Only the span from the line containing "Clone this chart" down to the line containing "import * as" is to be printed, exactly and inclusively, with pictures omitted.
··· TASK INPUT ···
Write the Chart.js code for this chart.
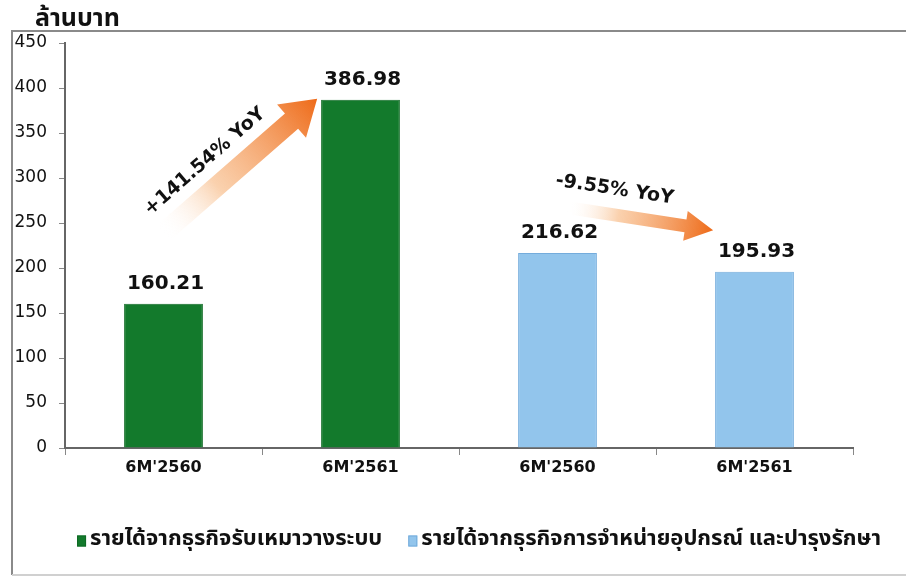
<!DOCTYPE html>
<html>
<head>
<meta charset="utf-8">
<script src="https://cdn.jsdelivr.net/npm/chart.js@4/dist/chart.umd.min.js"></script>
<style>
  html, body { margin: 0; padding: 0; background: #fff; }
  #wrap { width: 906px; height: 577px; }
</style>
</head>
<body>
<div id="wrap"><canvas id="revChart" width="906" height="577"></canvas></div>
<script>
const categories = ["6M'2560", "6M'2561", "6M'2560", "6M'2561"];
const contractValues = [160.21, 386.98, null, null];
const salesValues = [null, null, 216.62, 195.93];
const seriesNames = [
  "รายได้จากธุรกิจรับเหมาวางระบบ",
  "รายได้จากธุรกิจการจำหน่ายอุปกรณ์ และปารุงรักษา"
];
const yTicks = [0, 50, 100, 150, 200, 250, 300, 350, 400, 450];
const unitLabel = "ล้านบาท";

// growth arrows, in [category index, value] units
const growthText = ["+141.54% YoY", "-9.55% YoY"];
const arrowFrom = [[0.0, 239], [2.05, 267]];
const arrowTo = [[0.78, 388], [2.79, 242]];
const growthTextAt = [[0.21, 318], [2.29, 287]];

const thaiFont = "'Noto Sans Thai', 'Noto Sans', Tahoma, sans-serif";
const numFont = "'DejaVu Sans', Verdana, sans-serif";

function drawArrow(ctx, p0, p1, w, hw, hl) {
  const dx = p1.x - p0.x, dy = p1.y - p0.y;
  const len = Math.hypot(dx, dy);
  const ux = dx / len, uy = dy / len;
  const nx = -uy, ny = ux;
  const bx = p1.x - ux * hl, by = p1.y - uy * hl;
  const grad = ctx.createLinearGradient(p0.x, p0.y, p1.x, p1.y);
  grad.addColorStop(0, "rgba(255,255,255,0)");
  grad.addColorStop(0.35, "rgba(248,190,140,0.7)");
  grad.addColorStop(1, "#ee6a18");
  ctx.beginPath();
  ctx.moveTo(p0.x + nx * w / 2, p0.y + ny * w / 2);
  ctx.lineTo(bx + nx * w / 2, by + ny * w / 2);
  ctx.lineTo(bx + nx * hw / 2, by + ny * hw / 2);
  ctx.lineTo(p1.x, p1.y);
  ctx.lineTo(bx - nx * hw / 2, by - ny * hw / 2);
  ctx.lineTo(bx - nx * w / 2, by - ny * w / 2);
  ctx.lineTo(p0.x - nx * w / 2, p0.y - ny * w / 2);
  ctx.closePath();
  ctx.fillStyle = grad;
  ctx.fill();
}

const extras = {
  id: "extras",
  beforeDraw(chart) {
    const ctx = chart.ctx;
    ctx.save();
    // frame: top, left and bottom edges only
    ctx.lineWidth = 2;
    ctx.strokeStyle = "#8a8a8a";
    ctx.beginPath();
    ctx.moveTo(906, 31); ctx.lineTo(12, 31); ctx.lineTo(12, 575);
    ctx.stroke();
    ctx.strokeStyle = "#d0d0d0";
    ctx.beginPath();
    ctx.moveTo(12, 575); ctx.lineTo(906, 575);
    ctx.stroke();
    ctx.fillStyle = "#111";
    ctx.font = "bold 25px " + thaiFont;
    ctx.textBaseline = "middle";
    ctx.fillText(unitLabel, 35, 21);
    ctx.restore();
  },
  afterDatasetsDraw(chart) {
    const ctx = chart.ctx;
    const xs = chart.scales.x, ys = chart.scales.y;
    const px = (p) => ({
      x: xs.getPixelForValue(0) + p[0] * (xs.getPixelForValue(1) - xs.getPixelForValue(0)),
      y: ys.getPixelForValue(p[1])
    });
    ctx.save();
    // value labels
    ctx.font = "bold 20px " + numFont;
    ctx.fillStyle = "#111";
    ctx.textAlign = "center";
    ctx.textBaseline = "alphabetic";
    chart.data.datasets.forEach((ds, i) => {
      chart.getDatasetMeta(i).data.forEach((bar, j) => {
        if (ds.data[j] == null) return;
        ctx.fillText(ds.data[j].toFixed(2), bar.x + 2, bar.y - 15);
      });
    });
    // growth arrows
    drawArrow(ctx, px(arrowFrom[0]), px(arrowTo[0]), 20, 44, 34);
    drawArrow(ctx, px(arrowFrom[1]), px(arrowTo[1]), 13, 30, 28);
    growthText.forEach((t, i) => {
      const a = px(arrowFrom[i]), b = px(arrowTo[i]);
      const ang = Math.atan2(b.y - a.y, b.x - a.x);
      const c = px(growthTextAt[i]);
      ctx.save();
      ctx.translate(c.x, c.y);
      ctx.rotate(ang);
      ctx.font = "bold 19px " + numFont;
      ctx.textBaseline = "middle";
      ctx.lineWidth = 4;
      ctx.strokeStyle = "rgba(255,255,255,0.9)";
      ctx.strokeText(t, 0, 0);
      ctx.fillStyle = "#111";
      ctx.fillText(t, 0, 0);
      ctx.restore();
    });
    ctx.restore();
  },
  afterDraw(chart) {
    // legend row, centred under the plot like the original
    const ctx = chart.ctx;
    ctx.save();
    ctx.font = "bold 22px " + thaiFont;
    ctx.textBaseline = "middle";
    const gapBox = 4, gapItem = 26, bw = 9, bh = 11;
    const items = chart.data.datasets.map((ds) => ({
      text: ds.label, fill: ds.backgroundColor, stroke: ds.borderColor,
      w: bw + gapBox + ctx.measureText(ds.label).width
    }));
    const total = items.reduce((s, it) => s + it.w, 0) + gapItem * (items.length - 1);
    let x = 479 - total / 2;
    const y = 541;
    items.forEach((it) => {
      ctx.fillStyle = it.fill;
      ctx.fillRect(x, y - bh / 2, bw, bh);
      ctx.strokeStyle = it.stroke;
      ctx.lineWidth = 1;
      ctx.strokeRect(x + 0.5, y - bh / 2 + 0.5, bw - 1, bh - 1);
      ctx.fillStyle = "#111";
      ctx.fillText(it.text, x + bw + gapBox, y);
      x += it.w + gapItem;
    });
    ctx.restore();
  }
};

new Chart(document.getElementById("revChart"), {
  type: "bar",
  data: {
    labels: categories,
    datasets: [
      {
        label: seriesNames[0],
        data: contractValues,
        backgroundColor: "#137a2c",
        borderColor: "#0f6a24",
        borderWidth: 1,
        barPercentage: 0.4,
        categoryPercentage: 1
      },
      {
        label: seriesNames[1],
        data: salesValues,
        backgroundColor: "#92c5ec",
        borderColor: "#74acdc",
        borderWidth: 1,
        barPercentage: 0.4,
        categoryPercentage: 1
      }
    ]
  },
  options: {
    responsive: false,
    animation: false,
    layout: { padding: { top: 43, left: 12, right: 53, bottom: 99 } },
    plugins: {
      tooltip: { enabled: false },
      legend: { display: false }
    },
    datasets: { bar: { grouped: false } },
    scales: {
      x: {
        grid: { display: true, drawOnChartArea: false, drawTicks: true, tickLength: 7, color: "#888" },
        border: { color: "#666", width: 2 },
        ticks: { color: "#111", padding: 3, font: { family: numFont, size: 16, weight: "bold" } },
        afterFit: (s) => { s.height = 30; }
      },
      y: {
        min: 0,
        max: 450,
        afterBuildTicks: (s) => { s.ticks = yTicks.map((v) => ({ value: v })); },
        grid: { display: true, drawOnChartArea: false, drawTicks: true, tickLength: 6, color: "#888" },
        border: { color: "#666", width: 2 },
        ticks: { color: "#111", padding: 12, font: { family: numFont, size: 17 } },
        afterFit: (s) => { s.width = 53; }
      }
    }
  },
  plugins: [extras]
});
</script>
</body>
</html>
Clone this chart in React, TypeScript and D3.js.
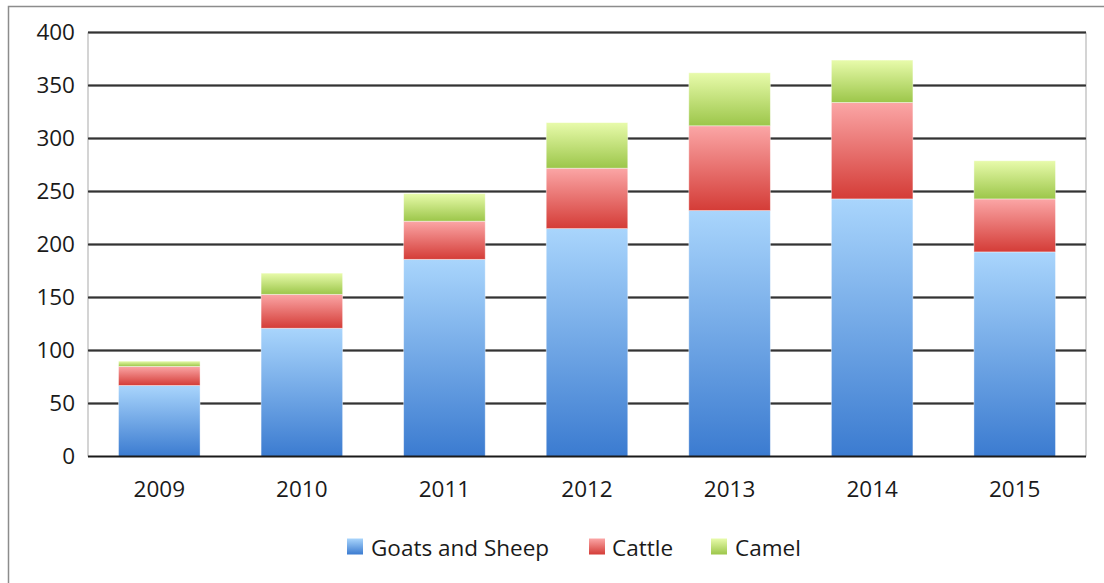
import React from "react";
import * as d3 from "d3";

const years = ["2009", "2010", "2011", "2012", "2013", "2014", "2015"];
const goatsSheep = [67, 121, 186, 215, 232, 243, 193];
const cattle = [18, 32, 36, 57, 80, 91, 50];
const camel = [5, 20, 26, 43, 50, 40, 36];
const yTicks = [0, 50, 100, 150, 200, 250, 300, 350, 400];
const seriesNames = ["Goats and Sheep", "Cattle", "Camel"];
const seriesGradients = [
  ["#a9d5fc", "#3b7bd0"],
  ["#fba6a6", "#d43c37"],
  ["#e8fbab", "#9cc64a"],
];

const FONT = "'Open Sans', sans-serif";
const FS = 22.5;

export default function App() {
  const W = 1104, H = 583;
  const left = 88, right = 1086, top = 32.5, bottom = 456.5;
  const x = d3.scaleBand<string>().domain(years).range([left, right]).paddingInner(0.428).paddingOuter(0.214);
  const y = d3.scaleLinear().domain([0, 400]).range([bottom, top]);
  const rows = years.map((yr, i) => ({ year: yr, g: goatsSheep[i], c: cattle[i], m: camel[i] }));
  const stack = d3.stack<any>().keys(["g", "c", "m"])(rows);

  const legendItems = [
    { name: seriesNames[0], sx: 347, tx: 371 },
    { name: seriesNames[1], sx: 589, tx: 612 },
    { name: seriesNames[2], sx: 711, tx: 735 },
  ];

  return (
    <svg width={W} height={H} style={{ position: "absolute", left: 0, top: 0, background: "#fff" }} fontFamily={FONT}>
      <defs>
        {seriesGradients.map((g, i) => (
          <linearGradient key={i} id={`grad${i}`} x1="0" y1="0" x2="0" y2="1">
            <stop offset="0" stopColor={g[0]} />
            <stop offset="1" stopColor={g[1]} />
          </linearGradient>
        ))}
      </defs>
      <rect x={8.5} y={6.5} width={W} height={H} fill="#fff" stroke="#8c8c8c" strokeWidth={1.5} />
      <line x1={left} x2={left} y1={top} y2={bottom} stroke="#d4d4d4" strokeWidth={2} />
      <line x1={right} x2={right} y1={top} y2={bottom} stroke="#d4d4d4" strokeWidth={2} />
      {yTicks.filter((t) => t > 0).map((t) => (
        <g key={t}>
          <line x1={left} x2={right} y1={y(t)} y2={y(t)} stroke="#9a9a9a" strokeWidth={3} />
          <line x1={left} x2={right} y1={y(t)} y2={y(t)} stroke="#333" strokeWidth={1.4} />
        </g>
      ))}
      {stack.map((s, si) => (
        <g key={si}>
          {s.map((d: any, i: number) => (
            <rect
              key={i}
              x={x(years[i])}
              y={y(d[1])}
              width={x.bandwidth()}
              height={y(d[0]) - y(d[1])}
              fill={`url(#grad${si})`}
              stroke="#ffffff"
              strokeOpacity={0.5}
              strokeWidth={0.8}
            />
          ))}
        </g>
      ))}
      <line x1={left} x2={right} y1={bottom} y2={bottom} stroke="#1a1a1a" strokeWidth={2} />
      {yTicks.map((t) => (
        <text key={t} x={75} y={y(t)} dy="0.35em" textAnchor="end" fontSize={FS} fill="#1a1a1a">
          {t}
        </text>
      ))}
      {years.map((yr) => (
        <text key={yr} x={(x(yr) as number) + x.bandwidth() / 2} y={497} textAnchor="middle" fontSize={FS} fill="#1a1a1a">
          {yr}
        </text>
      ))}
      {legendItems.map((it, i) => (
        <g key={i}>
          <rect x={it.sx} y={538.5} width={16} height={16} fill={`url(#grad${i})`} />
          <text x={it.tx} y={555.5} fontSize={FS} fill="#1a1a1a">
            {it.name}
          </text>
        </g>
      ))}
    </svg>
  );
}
···
FULL ANSWER ▸
Clone this chart in React, TypeScript and D3.js.
import React from "react";
import * as d3 from "d3";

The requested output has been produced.